While browsing RFF, I came across a post that, imho , needs to be more widely read.
Without comments, I shall provide the links ( with acknowledement to Bill Pierce at RFF )
First the news..
The Story
A comment on TOP..
Comment
The response...
Response
Thanks, Fahim, for bringing this to us.
Frankly, my first reaction, before I clicked through, for that the award-winning picture, was the one showing an
anguished Gaza funeral procession for a child with light added
later, on the faces as if painted by Michelangelo on the roof of the Sistene Chapel!
The tragedy of the facts, "innocents killed by a horrible conflict", was transformed into "heaven's intervention" to raise the emotional and spiritual level, to make the children "saintly" and crowd witnesses to something like the crucifixion of Christ! Well, the picture still won the prize. No picture of the Syrian disaster, of innocents, Sunnis being slaughtered by intent and by the
thousands can compete with the popular once again selected image of and from the Israeli Palestinian conflict. The facts were honest in the
original picture, but the post-processing was artistic story telling and propaganda designed to fit the wishes of the prize givers. If, however, the resulting image was to be used in a
memorial to the slain, then it would be more than apt, but as
news, it's really inappropriate, wrong, manipulative and therefore a lie. Motivation does not allow news reporters to change
the facts in a picture. For "art" or commemoration or propaganda, that's entirely up to the imagination and wishes of the artist and backers!

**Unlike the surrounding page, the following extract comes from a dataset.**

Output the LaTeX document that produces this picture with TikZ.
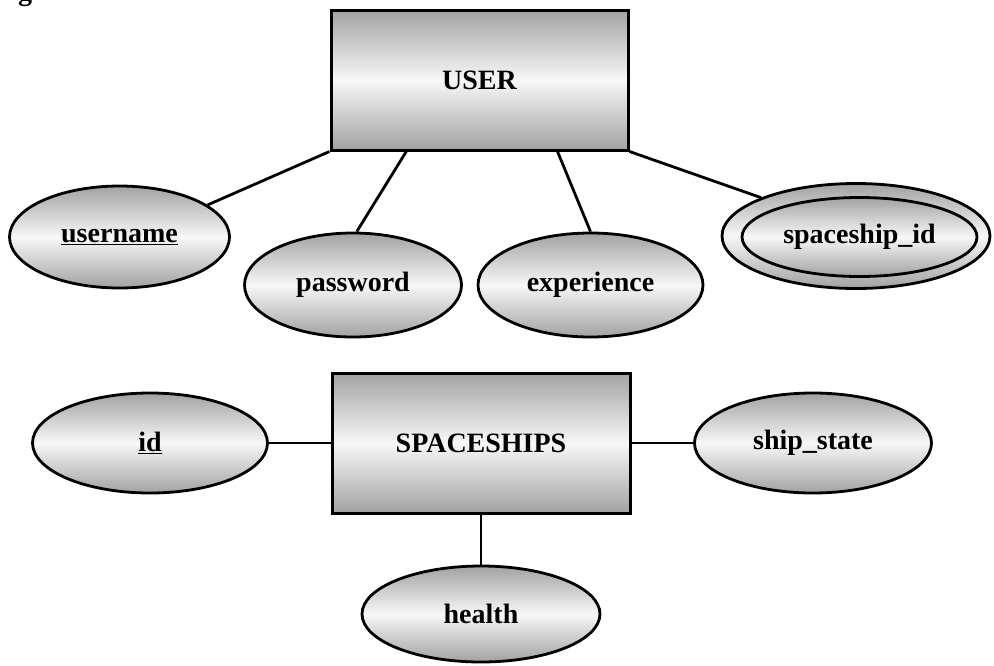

The totally fabricated story in the picture you
actually referred to, was far worse than the doctored picture of the slain children. It never happened! It was the artful yes, but grossly deceitful work of news photographers who feel they are above reproach. They and their editors are a disgrace to photojournalism.
In both cases, the prizes should be withdrawn. No one doubts the destructive forces at play in the Rochester drug scene or the tragedy of the conflicts of war. It's the press's job, however, to be scrupulously honest or else we'll never trust them.
Asher
P.S. I remember seeing a picture in a London newspaper of a massacre of black Africans in the streets of Salisbury, (modern Harare, Zimbabwe). The caption declared to the effect that that the white racist police didn't even bother to have the corpses removed. Actually these were workers sleeping off lunch before returning to work on a job site and the grassy central island was a good place to take a nap!